EXERCISE MATERIALS –

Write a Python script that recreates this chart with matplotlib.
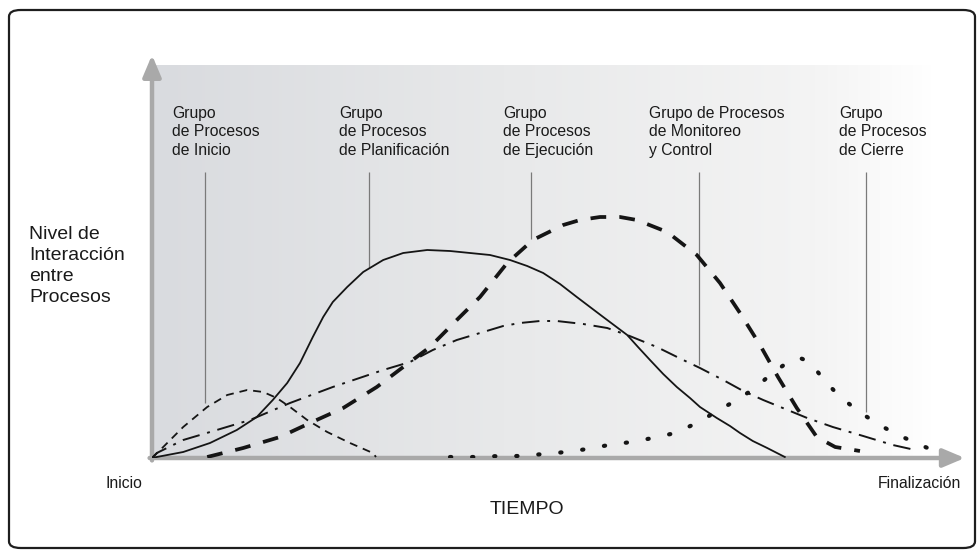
import matplotlib
matplotlib.use("Agg")
import matplotlib.pyplot as plt
import numpy as np
from matplotlib.patches import FancyBboxPatch
from matplotlib.colors import LinearSegmentedColormap

plt.rcParams['font.family'] = ['Liberation Sans', 'DejaVu Sans']

# time runs 0..100 (Inicio -> Finalización), level runs 0..100
inicio_t = [0, 1.4, 3.9, 6.9, 9.4, 11.9, 13.9, 15.6, 17.25, 19.4, 21.9, 24.75, 27.6, 28]
inicio_lvl = [0, 2.75, 7.75, 12.75, 15.75, 17, 16.5, 15, 12.75, 9.5, 6.5, 3.75, 1.25, 0.25]

planif_t = [0, 0.6, 3.9, 7.25, 10.6, 13.1, 15.1, 16.9, 18.5, 20.1, 21.4, 22.6, 24.4,
            26.4, 28.9, 31.4, 34.4, 37.25, 39.75, 42.25, 44.75, 46.9, 48.9, 51,
            53.1, 54.75, 56.4, 57.9, 59.4, 60.75, 62.25, 63.9, 65.6, 67.25, 68.5,
            70.6, 72.25, 73.5, 75.1, 76.9, 79.1]
planif_lvl = [0, 0.25, 1.5, 3.75, 7, 10.25, 14.5, 18.75, 23.75, 30.25, 35.25, 39,
              42.75, 46.5, 49.5, 51.25, 52, 51.75, 51.25, 50.75, 49.5, 48, 46.25,
              43.5, 40.25, 37.75, 35.25, 33, 30.75, 27.75, 24.5, 21, 17.75, 15,
              12.75, 10, 8, 6.25, 4.25, 2.5, 0.25]

ejec_t = [6.9, 11.4, 16, 19.75, 23.9, 28.1, 31.4, 34.75, 38.1, 41, 44.4, 47.6, 51.4,
          53.5, 56, 58.5, 60.6, 64.4, 68.1, 71, 73.5, 76, 78.25, 80.6, 83.1, 85.4, 88.5]
ejec_lvl = [0.25, 2.5, 5.25, 8.75, 12.5, 17.75, 22.75, 27.75, 34.5, 40.25, 48.75,
            54.5, 58.25, 59.5, 60.25, 60.25, 59.5, 56.5, 50.75, 43.75, 36.25, 28.25,
            20.25, 12.5, 5.25, 2.75, 1.75]

monit_t = [0, 0.6, 3.9, 8.1, 12.25, 17.25, 22.6, 28.9, 32.25, 35.1, 38.1, 41, 43.9,
           46, 48.5, 50.6, 53.9, 56.9, 59.4, 63.1, 66.4, 68.5, 71.4, 73.9, 76.4,
           81.9, 85.1, 88.9, 92.6, 95.4]
monit_lvl = [0, 1.25, 4.5, 7, 9.5, 13.75, 17.75, 22, 24, 27, 29.5, 31.25, 33,
             33.75, 34.25, 34.25, 33.5, 32.5, 30.75, 27.75, 24.5, 22.5, 19.5, 16.75,
             14.5, 10, 7.75, 5.5, 3.25, 2]

cierre_t = [37.25, 40.4, 43.5, 46, 49, 51.75, 54.4, 57.1, 59.9, 62.6, 65.4, 68.1,
            70.9, 73.1, 75.4, 77.25, 79.5, 81, 82.25, 84, 85.9, 88.1, 90.5, 93,
            95.5, 98.1]
cierre_lvl = [0.25, 0.25, 0.5, 0.5, 1, 1.5, 2.25, 3.25, 4, 5, 6.25, 8.75, 12, 14.5,
              17.5, 20.75, 24, 25, 24, 19.5, 15.5, 12, 8.75, 6, 3.75, 1.5]

group_labels = ["Grupo\nde Procesos\nde Inicio",
                "Grupo\nde Procesos\nde Planificación",
                "Grupo\nde Procesos\nde Ejecución",
                "Grupo de Procesos\nde Monitoreo\ny Control",
                "Grupo\nde Procesos\nde Cierre"]
label_t = [2.5, 23.4, 43.9, 62.1, 85.9]
leader_t = [6.6, 27.1, 47.4, 68.4, 89.2]
leader_bottom = [13.75, 47.5, 54.75, 23.25, 11.5]
leader_top = 71.5

W, H = 979, 552
fig = plt.figure(figsize=(W / 100, H / 100), dpi=100)

# rounded frame
frame = FancyBboxPatch((9 / W, 1 - 548 / H), 966 / W, 538 / H,
                       boxstyle="round,pad=0,rounding_size=0.012",
                       transform=fig.transFigure, fill=False,
                       edgecolor='#1e1e1e', lw=1.6)
fig.patches.append(frame)

ax = fig.add_axes([152 / W, (H - 458) / H, 800 / W, 400 / H])

# grey gradient background
cmap = LinearSegmentedColormap.from_list(
    "bg", [(0, '#d9dbdf'), (0.45, '#e8e9ea'), (0.85, '#f4f4f4'), (1.0, '#ffffff')])
grad = np.linspace(0, 1, 256).reshape(1, -1)
ax.imshow(grad, extent=(0, 98, 0, 98.25), aspect='auto', cmap=cmap,
          origin='lower', zorder=0, interpolation='bicubic')
ax.set_xlim(0, 100)
ax.set_ylim(0, 100)
ax.axis('off')

# axes arrows
arrow_kw = dict(arrowstyle='-|>,head_length=1.3,head_width=0.55',
                color='#a9a9a9', lw=3.2, shrinkA=0, shrinkB=0)
ax.annotate('', xy=(101.6, 0), xytext=(-0.3, 0), arrowprops=arrow_kw,
            annotation_clip=False, zorder=1)
ax.annotate('', xy=(0, 100.75), xytext=(0, -0.6), arrowprops=arrow_kw,
            annotation_clip=False, zorder=1)

# leader lines
ax.vlines(leader_t, leader_bottom, leader_top, color='#7a7a7a', lw=0.9, zorder=2)

ink = '#151515'
ax.plot(inicio_t, inicio_lvl, color=ink, lw=1.3, dashes=(4.4, 3.3), zorder=3)
ax.plot(planif_t, planif_lvl, color=ink, lw=1.3, zorder=3)
ax.plot(ejec_t, ejec_lvl, color=ink, lw=2.7, dashes=(4.2, 3.5), zorder=3)
ax.plot(monit_t, monit_lvl, color=ink, lw=1.4, dashes=(9.0, 4.0, 1.5, 4.0), zorder=3)
ax.plot(cierre_t, cierre_lvl, color=ink, lw=3.0, dashes=(0.3, 5.0),
        dash_capstyle='round', zorder=3)

for t, s in zip(label_t, group_labels):
    ax.text(t, 81.5, s, ha='left', va='center', fontsize=11.3, color='#1a1a1a',
            linespacing=1.27, zorder=4)

fig.text(29 / W, 1 - 266 / H, "Nivel de\nInteracción\nentre\nProcesos",
         ha='left', va='center', fontsize=14, color='#1a1a1a', linespacing=1.3)
fig.text(124 / W, 1 - 483 / H, "Inicio", ha='center', va='center',
         fontsize=11.3, color='#1a1a1a')
fig.text(961 / W, 1 - 483 / H, "Finalización", ha='right', va='center',
         fontsize=11.3, color='#1a1a1a')
fig.text(527 / W, 1 - 510 / H, "TIEMPO", ha='center', va='center',
         fontsize=14, color='#1a1a1a')

fig.savefig("out.png", dpi=100)
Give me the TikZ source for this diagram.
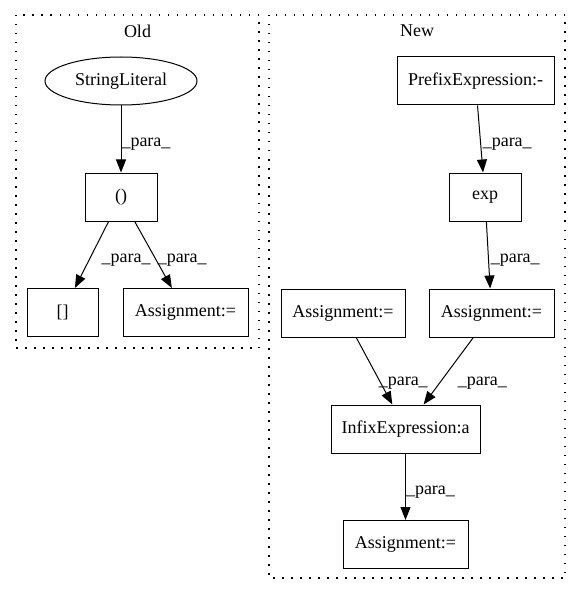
\documentclass[tikz,border=0pt]{standalone}
\usepackage{fontspec}
\setmainfont{Liberation Serif}
\usetikzlibrary{shapes.geometric, arrows.meta, positioning}

\begin{document}
\begin{tikzpicture}[
    x=1pt, y=-1pt,
    every node/.style={font=\fontsize{18}{20}\selectfont},
    box/.style={draw, rectangle, line width=1pt, minimum height=48pt, inner sep=2pt},
    lit/.style={draw, ellipse, line width=1pt, minimum width=152pt, minimum height=48pt, inner sep=0pt},
    cluster/.style={draw, dash pattern=on 1.5pt off 7.5pt, line width=1.1pt},
    arrow/.style={-{Triangle[length=13pt, width=10pt]}, line width=1pt},
    lbl/.style={anchor=west, inner sep=0pt, xshift=4pt, yshift=-5pt}
]
    \useasboundingbox (0,0) rectangle (581,596);

    % Old
    \draw[cluster] (16,15) rectangle (259,348);
    \node (oldtitle) at (137.5,31) {Old};
    \node[lit] (strlit) at (121,81) {StringLiteral};
    \node[box, minimum width=72pt] (paren) at (121,197) {()};
    \node[box, minimum width=71pt] (brackets) at (62.5,312.5) {[]};
    \node[box, minimum width=125pt] (oldassign) at (185.5,312.5) {Assignment:=};

    % New
    \draw[cluster] (269,15) rectangle (565,578);
    \node (newtitle) at (417,31) {New};
    \node[box, minimum width=157pt] (prefix) at (475.5,81) {PrefixExpression:-};
    \node[box, minimum width=72pt] (exp) at (485,197) {exp};
    \node[box, minimum width=124pt] (assignl) at (343,313) {Assignment:=};
    \node[box, minimum width=125pt] (assignr) at (491.5,313) {Assignment:=};
    \node[box, minimum width=149pt] (infix) at (405.5,429) {InfixExpression:a};
    \node[box, minimum width=125pt] (assignb) at (405.5,544.5) {Assignment:=};

    % Arrows
    \draw[arrow] (strlit) -- node[lbl, pos=0.5, xshift=-4pt] {\_para\_} (paren);
    \draw[arrow] (paren) -- node[lbl, pos=0.5, xshift=5.5pt] {\_para\_} (brackets);
    \draw[arrow] (paren) -- node[lbl, pos=0.5] {\_para\_} (oldassign);
    \draw[arrow] (prefix) -- node[lbl, pos=0.5, xshift=-2pt] {\_para\_} (exp);
    \draw[arrow] (exp) -- node[lbl, pos=0.5, xshift=-2pt] {\_para\_} (assignr);
    \draw[arrow] (assignl) -- node[lbl, pos=0.5, yshift=-7pt] {\_para\_} (infix);
    \draw[arrow] (assignr) -- node[lbl, pos=0.5, xshift=5pt, yshift=-7pt] {\_para\_} (infix);
    \draw[arrow] (infix) -- node[lbl, pos=0.5, xshift=-4pt] {\_para\_} (assignb);
\end{tikzpicture}
\end{document}
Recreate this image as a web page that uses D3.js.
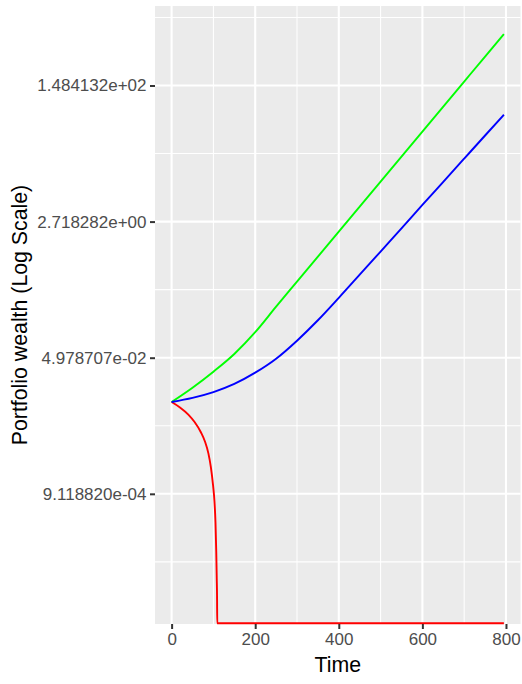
<!DOCTYPE html>
<html><head><meta charset="utf-8">
<script src="https://cdn.jsdelivr.net/npm/d3@7"></script>
<style>body{margin:0;background:#fff}text{font-family:"Liberation Sans",Arial,sans-serif}</style>
</head><body><svg id="c" width="522" height="684"></svg>
<script>
// ---- data ----
const greenTime   = [0, 50, 100, 150, 200, 250, 300, 350, 400, 450, 500, 550, 600, 650, 700, 750, 795];
const greenWealth = [0.013569, 0.020651, 0.033041, 0.055576, 0.10540, 0.22313, 0.46533, 0.97045, 2.02385, 4.22070, 8.80222, 18.3568, 38.2828, 79.838, 166.50, 347.24, 671.83];

const blueTime   = [0, 50, 100, 150, 200, 250, 300, 350, 400, 450, 500, 550, 600, 650, 700, 750, 795];
const blueWealth = [0.013569, 0.015299, 0.018134, 0.023052, 0.032065, 0.048316, 0.082085, 0.14957, 0.28938, 0.57121, 1.12750, 2.22554, 4.43710, 8.7583, 17.288, 34.124, 62.803];

const redTime   = [0, 20, 40, 55, 70, 80, 88, 94, 99, 102.5, 105, 106.8, 108, 108.7, 109.2, 795];
const redWealth = [0.013569, 0.011562, 0.0093725, 0.0075216, 0.0055720, 0.0042112, 0.0029975, 0.0019893, 0.0011945, 0.00073181, 0.00038975, 0.00016659, 0.000074852, 0.0000454, 0, 0];

const xTicks = [0, 200, 400, 600, 800];
const xMinor = [100, 300, 500, 700];
const yTicks = [9.118820e-04, 4.978707e-02, 2.718282e+00, 1.484132e+02];
const yTickLabels = ["9.118820e-04", "4.978707e-02", "2.718282e+00", "1.484132e+02"];
const yMinor = [1.234098e-04, 6.737947e-03, 3.678794e-01, 2.008554e+01, 1.096633e+03];

const xTitle = "Time";
const yTitle = "Portfolio wealth (Log Scale)";

const series = [
  {name: "red",   time: redTime,   wealth: redWealth,   color: "#FF0000"},
  {name: "green", time: greenTime, wealth: greenWealth, color: "#00FF00"},
  {name: "blue",  time: blueTime,  wealth: blueWealth,  color: "#0000FF"}
];

// ---- layout ----
const P = {left: 155, right: 520.5, top: 6, bottom: 624};
const svg = d3.select("#c");

const allT = series.flatMap(s => s.time);
const allW = series.flatMap(s => s.wealth).filter(v => v > 0);
const tMin = d3.min(allT), tMax = d3.max(allT), tPad = 0.05 * (tMax - tMin);
const lwMin = Math.log(d3.min(allW)), lwMax = Math.log(d3.max(allW)), lwPad = 0.05 * (lwMax - lwMin);

const x = d3.scaleLinear().domain([tMin - tPad, tMax + tPad]).range([P.left, P.right]);
const y = d3.scaleLog().base(Math.E).domain([Math.exp(lwMin - lwPad), Math.exp(lwMax + lwPad)]).range([P.bottom, P.top]);

// panel
svg.append("rect").attr("x", P.left).attr("y", P.top)
  .attr("width", P.right - P.left).attr("height", P.bottom - P.top).attr("fill", "#EBEBEB");

const grid = svg.append("g");
grid.selectAll(".ym").data(yMinor.filter(v => y(v) >= P.top && y(v) <= P.bottom)).join("line")
  .attr("x1", P.left).attr("x2", P.right).attr("y1", d => y(d)).attr("y2", d => y(d))
  .attr("stroke", "#fff").attr("stroke-width", 1.05);
grid.selectAll(".xm").data(xMinor).join("line")
  .attr("y1", P.top).attr("y2", P.bottom).attr("x1", d => x(d)).attr("x2", d => x(d))
  .attr("stroke", "#fff").attr("stroke-width", 1.05);
grid.selectAll(".yM").data(yTicks).join("line")
  .attr("x1", P.left).attr("x2", P.right).attr("y1", d => y(d)).attr("y2", d => y(d))
  .attr("stroke", "#fff").attr("stroke-width", 2.1);
grid.selectAll(".xM").data(xTicks).join("line")
  .attr("y1", P.top).attr("y2", P.bottom).attr("x1", d => x(d)).attr("x2", d => x(d))
  .attr("stroke", "#fff").attr("stroke-width", 2.1);

// lines
const yv = v => v > 0 ? y(v) : P.bottom - 0.7;   // zero wealth (-Inf on log scale) squished to panel edge
const line = d3.line().x(d => x(d[0])).y(d => yv(d[1])).curve(d3.curveMonotoneX);
const lg = svg.append("g");
series.forEach(s => {
  lg.append("path").datum(s.time.map((t, i) => [t, s.wealth[i]]))
    .attr("d", line).attr("fill", "none").attr("stroke", s.color)
    .attr("stroke-width", 1.9).attr("stroke-linejoin", "round");
});

// axes
const yAxis = d3.axisLeft(y).tickValues(yTicks).tickFormat((d, i) => yTickLabels[i]).tickSize(5).tickPadding(3.5);
const gy = svg.append("g").attr("transform", `translate(${P.left},0)`).call(yAxis);
const xAxis = d3.axisBottom(x).tickValues(xTicks).tickFormat(d3.format("d")).tickSize(5).tickPadding(4);
const gx = svg.append("g").attr("transform", `translate(0,${P.bottom})`).call(xAxis);
[gx, gy].forEach(g => {
  g.select(".domain").remove();
  g.selectAll(".tick line").attr("stroke", "#333333").attr("stroke-width", 2);
  g.selectAll(".tick text").attr("fill", "#4D4D4D").style("font-size", "17px")
    .style("font-family", '"Liberation Sans", Arial, sans-serif');
});

svg.append("text").attr("x", (P.left + P.right) / 2).attr("y", 671.5)
  .attr("text-anchor", "middle").attr("fill", "#000").style("font-size", "21.3px").text(xTitle);
svg.append("text").attr("transform", `translate(26.7,${(P.top + P.bottom) / 2}) rotate(-90)`)
  .attr("text-anchor", "middle").attr("fill", "#000").style("font-size", "21.3px").text(yTitle);
</script></body></html>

TASK INSTRUCTIONS –
Write out again exactly the lines from the start of the data above through the line containing "plt.rcParams['font.family'] = ['Liberation", inclusive, excluding any pictures.

ANSWER –
Write a Python script that recreates this chart with matplotlib.
import matplotlib
matplotlib.use("Agg")
import matplotlib.pyplot as plt
import numpy as np
from matplotlib.patches import FancyBboxPatch
from matplotlib.colors import LinearSegmentedColormap

plt.rcParams['font.family'] = ['Liberation Sans', 'DejaVu Sans']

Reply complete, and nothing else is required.